─── Data block
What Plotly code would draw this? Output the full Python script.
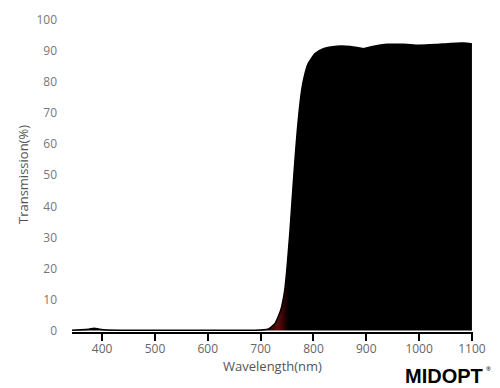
import plotly.graph_objects as go

wavelength = [343, 360, 375, 385, 395, 410, 450, 500, 550, 600, 650, 690, 705, 715,
              727, 738, 745.6, 750.6, 755.7, 760, 764.5, 769.5, 776, 781, 790, 803,
              818.7, 844, 870, 888, 895, 910, 940, 970, 1000, 1030, 1060, 1085, 1100]
transmission = [0.1, 0.2, 0.4, 0.7, 0.4, 0.15, 0.1, 0.1, 0.1, 0.1, 0.1, 0.1, 0.2, 0.5,
                2.2, 6.5, 12.9, 21.5, 32.3, 43.0, 53.8, 64.5, 75.3, 80.6, 86.0, 89.2,
                90.8, 91.6, 91.5, 91.0, 90.8, 91.4, 92.2, 92.2, 91.9, 92.1, 92.5, 92.6, 92.3]

x_ticks = [400, 500, 600, 700, 800, 900, 1000, 1100]
y_ticks = [0, 10, 20, 30, 40, 50, 60, 70, 80, 90, 100]

L, R, T, B = 72, 27, 17, 56
PW, PH = 500 - L - R, 388 - T - B


def px(xp):
    return (xp - L) / PW


def py(yp):
    return (388 - B - yp) / PH


fig = go.Figure()
fig.add_trace(go.Scatter(
    x=wavelength, y=transmission, mode="lines",
    line=dict(color="black", width=1.5, shape="spline", smoothing=0.5),
    fill="tozeroy",
    fillgradient=dict(type="horizontal", start=710, stop=760,
                      colorscale=[[0, "black"], [0.2, "#3a0505"], [0.45, "#5c0c0c"],
                                  [0.7, "#2a0303"], [0.85, "black"], [1, "black"]]),
    hoverinfo="skip", showlegend=False,
))

fig.update_layout(
    width=500, height=388,
    margin=dict(l=L, r=R, t=T, b=B),
    paper_bgcolor="white", plot_bgcolor="white",
    font=dict(family="Open Sans", size=12, color="#777"),
    xaxis=dict(range=[343, 1102], tickvals=x_ticks, showgrid=False, zeroline=False,
               showline=True, linecolor="black", linewidth=1.5,
               ticks="outside", ticklen=7, tickwidth=1.5, tickcolor="black",
               ticklabelstandoff=-2,
               tickfont=dict(size=12, color="#666"),
               title=dict(text="Wavelength(nm)", font=dict(size=13, color="#555"), standoff=6)),
    yaxis=dict(range=[-0.5, 101], tickvals=y_ticks, showgrid=False, zeroline=False,
               showline=False, ticks="", ticklabelstandoff=14,
               tickfont=dict(size=12, color="#777"),
               title=dict(text="Transmission(%)", font=dict(size=13, color="#555"), standoff=4)),
)

fig.add_annotation(x=px(444), y=py(376), xref="paper", yref="paper", text="<b>MIDOPT</b>",
                   xanchor="center", yanchor="middle", showarrow=False,
                   font=dict(family="Liberation Sans", size=20, color="black"))
fig.add_annotation(x=px(488), y=py(369), xref="paper", yref="paper", text="®",
                   xanchor="center", yanchor="middle", showarrow=False,
                   font=dict(size=6, color="black"))

fig.write_html("out.html")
──────
> Given task: Transcribe the full listing above exactly, with the images removed.

> Task solution:
What Plotly code would draw this? Output the full Python script.
import plotly.graph_objects as go

wavelength = [343, 360, 375, 385, 395, 410, 450, 500, 550, 600, 650, 690, 705, 715,
              727, 738, 745.6, 750.6, 755.7, 760, 764.5, 769.5, 776, 781, 790, 803,
              818.7, 844, 870, 888, 895, 910, 940, 970, 1000, 1030, 1060, 1085, 1100]
transmission = [0.1, 0.2, 0.4, 0.7, 0.4, 0.15, 0.1, 0.1, 0.1, 0.1, 0.1, 0.1, 0.2, 0.5,
                2.2, 6.5, 12.9, 21.5, 32.3, 43.0, 53.8, 64.5, 75.3, 80.6, 86.0, 89.2,
                90.8, 91.6, 91.5, 91.0, 90.8, 91.4, 92.2, 92.2, 91.9, 92.1, 92.5, 92.6, 92.3]

x_ticks = [400, 500, 600, 700, 800, 900, 1000, 1100]
y_ticks = [0, 10, 20, 30, 40, 50, 60, 70, 80, 90, 100]

L, R, T, B = 72, 27, 17, 56
PW, PH = 500 - L - R, 388 - T - B


def px(xp):
    return (xp - L) / PW


def py(yp):
    return (388 - B - yp) / PH


fig = go.Figure()
fig.add_trace(go.Scatter(
    x=wavelength, y=transmission, mode="lines",
    line=dict(color="black", width=1.5, shape="spline", smoothing=0.5),
    fill="tozeroy",
    fillgradient=dict(type="horizontal", start=710, stop=760,
                      colorscale=[[0, "black"], [0.2, "#3a0505"], [0.45, "#5c0c0c"],
                                  [0.7, "#2a0303"], [0.85, "black"], [1, "black"]]),
    hoverinfo="skip", showlegend=False,
))

fig.update_layout(
    width=500, height=388,
    margin=dict(l=L, r=R, t=T, b=B),
    paper_bgcolor="white", plot_bgcolor="white",
    font=dict(family="Open Sans", size=12, color="#777"),
    xaxis=dict(range=[343, 1102], tickvals=x_ticks, showgrid=False, zeroline=False,
               showline=True, linecolor="black", linewidth=1.5,
               ticks="outside", ticklen=7, tickwidth=1.5, tickcolor="black",
               ticklabelstandoff=-2,
               tickfont=dict(size=12, color="#666"),
               title=dict(text="Wavelength(nm)", font=dict(size=13, color="#555"), standoff=6)),
    yaxis=dict(range=[-0.5, 101], tickvals=y_ticks, showgrid=False, zeroline=False,
               showline=False, ticks="", ticklabelstandoff=14,
               tickfont=dict(size=12, color="#777"),
               title=dict(text="Transmission(%)", font=dict(size=13, color="#555"), standoff=4)),
)

fig.add_annotation(x=px(444), y=py(376), xref="paper", yref="paper", text="<b>MIDOPT</b>",
                   xanchor="center", yanchor="middle", showarrow=False,
                   font=dict(family="Liberation Sans", size=20, color="black"))
fig.add_annotation(x=px(488), y=py(369), xref="paper", yref="paper", text="®",
                   xanchor="center", yanchor="middle", showarrow=False,
                   font=dict(size=6, color="black"))

fig.write_html("out.html")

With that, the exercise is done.